The experience of working with any new cameras, whether going large to medium format ( as I did a couple of months ago) or going small with the Panasonics is like being a kid with new toys!. It’s exhilarating. Although the G3 is slightly larger than my “GF2 walk around camera” it acts like a grownup camera. It has the same sensor as the GH2 and is just as responsive and as fast. Panasonic addressed some of the issues I’ve had with the GH2 in the G3, specifically the inability to turn off the focus point on the LED screen so that it cannot change position if you accidentally touch it. The battery life in the G3 is much improved over the battery life in the GH2, even though it’s using the smaller battery found in the GF2.

The quality of the raw files from the GH2 and the GF2 cameras was beyond what I expected. I processed the files using Lightroom and used its fabulous noise reduction when I was working at above ISO 800. The raw files were running slightly red which was easily fixed. Unfortunately I can’t address the G3 raw files at this time. The camera is so new that neither my Adobe nor Capture 1 products will process them. I did get a disk with a new version of Panasonic’s raw processor but it currently only works on a windows platform, which is not in my Mac workflow. I shot full size JPEGS+ Raw on the G3 with the intention of processing the raw files in the immediate future. However the G3 jpegs looked very good, once I added some sharpening and clarity to them. As this was a prototype and I rarely shoot jpegs, I was at the whim of the camera’s processing algorithm.
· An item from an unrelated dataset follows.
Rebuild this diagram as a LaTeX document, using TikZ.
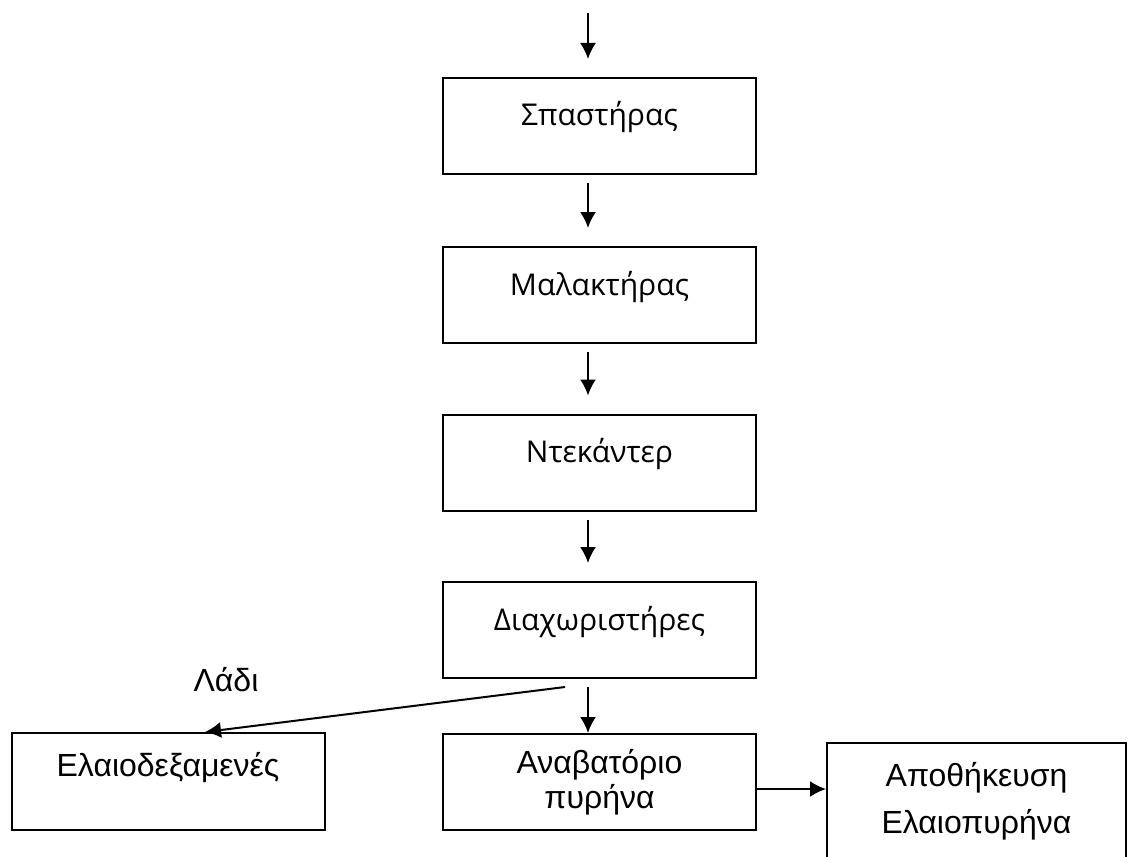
\documentclass[tikz,border=0pt]{standalone}
\usepackage{fontspec}
\setmainfont{Liberation Sans}
\newfontfamily\stagefont{Open Sans}
\usetikzlibrary{arrows.meta, positioning}

\begin{document}
\begin{tikzpicture}[x=0.5pt, y=-0.5pt,
  box/.style={draw, line width=1pt, minimum width=156.5pt, minimum height=48pt, inner sep=0pt, font=\fontsize{16}{17.5}\selectfont},
  stage/.style={box, text height=24pt, text depth=24pt, font=\stagefont\fontsize{15}{17}\selectfont},
  arr/.style={-{Latex[length=8pt,width=8pt]}, line width=1pt}]
\useasboundingbox (0,0) rectangle (1128,856);
\node[stage] (spas) at (599.5,126) {Σπαστήρας};
\node[stage] (mal) at (599.5,295) {Μαλακτήρας};
\node[stage] (ntek) at (599.5,462.5) {Ντεκάντερ};
\node[stage] (diax) at (599.5,630) {Διαχωριστήρες};
\node[box, text height=21.5pt, text depth=27pt] (ela) at (168,781.5) {Ελαιοδεξαμενές};
\node[box, align=center] (anav) at (599.5,782) {Αναβατόριο\\πυρήνα};
\node[box, align=center, minimum width=149.5pt, minimum height=58.5pt, font=\fontsize{16}{23.5}\selectfont] (apo) at (976.5,801.5) {Αποθήκευση\\Ελαιοπυρήνα};
\node[anchor=base, font=\fontsize{16}{17}\selectfont] (oil) at (226,691) {Λάδι};
\coordinate (in) at (588,13);
\draw[arr, shorten >=9pt] (in) -- (in |- spas.north);
\draw[arr, shorten <=4pt, shorten >=9pt] ([xshift=-5.75pt]spas.south) -- ([xshift=-5.75pt]mal.north);
\draw[arr, shorten <=4pt, shorten >=9pt] ([xshift=-5.75pt]mal.south) -- ([xshift=-5.75pt]ntek.north);
\draw[arr, shorten <=4pt, shorten >=9pt] ([xshift=-5.75pt]ntek.south) -- ([xshift=-5.75pt]diax.north);
\draw[arr, shorten <=4pt] ([xshift=-5.75pt]diax.south) -- ([xshift=-5.75pt]anav.north);
\draw[arr] ([xshift=-17.25pt,yshift=-4pt]diax.south) -- ([xshift=18.5pt]ela.north);
\draw[arr] ([yshift=-3.5pt]anav.east) -- ([yshift=-3.5pt]anav.east -| apo.west);
\end{tikzpicture}
\end{document}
Many of the photo enthusiasts on the ship were working with much larger Nikons and Canons and were intrigued by my new set of equipment and my initial fumbling through various buttons. They wanted to play with my “new toys”. By the second day I was handling the equipment like a pro.

A Cooler Full of Strobes

Pack and spare battery in the hotel

Keeping warm in the snow

In an earlier blog, I mentioned a trip to the Arctic that ultimately had to be postponed due to adverse weather conditions. I needed snow but in November and December it rained. In January I was traveling to the bottom of the globe in Antarctica but now in April, I am finally shooting outside of Iqaluit, Nunavut in the northernmost reaches of Canada. The temperature has been hovering around -22C with winds blowing at 20-30 kph. Although keeping personally warm is paramount, my bigger concern is keeping my battery operated gear from freezing. Fortunately my Canon 5D Mark IIs have been operating really well, although I do warm a few extra batteries with my body heat inside of my coat, in the event I need to change them. My biggest concern however has been my battery operated strobes, essential pieces of equipment that I need for the photo I am here to shoot.

I am using the Profoto Acute Bs, a six hundred watt second pack that has always been reliable. But in this extreme climate I worry that the cold may quickly drain the batteries. Fortunately I brought along Alex Stricker, my friend and fellow photographer to lend a hand. Dragging Alex from the warmth of Phoenix to the cold of the Arctic took some creative coaxing and it was well worth it. Besides his photographic abilities Alex is incredibly talented when it comes to building and prepping anything needed for a complicated shot. In this case, we needed to find a way to keep the Profoto batteries warm and Alex as usually came up with a creative solution.

We bought a midsized, styrofoam cooler (rather ironic for our geographical location) and lined the insides with the eight hour, hand warmer packets I had brought from New York. We placed the strobe unit and two spare batteries inside of the cooler, notched out a hole on the lid, and ran the cable through it to the strobe head. To provide additional insulation, we lined the bottom of the cooler with a silver, space blanket. Before I took the cooler into the cold I walked fifty feet down my hotel corridor with my pocket wizard radio tripper to ensure the strobe would fire. It did.

We felt like we were setting up for a tailgate party when we finally brought the cooler outside only instead of fall football weather, it was -23 C, dog sledging weather. But our heated cooler worked great. We were able to get approximately 150 full power shots off each battery and when we finished shooting, the inside of the cooler was still nice and warm; a lot warmer in fact than either Alex or I.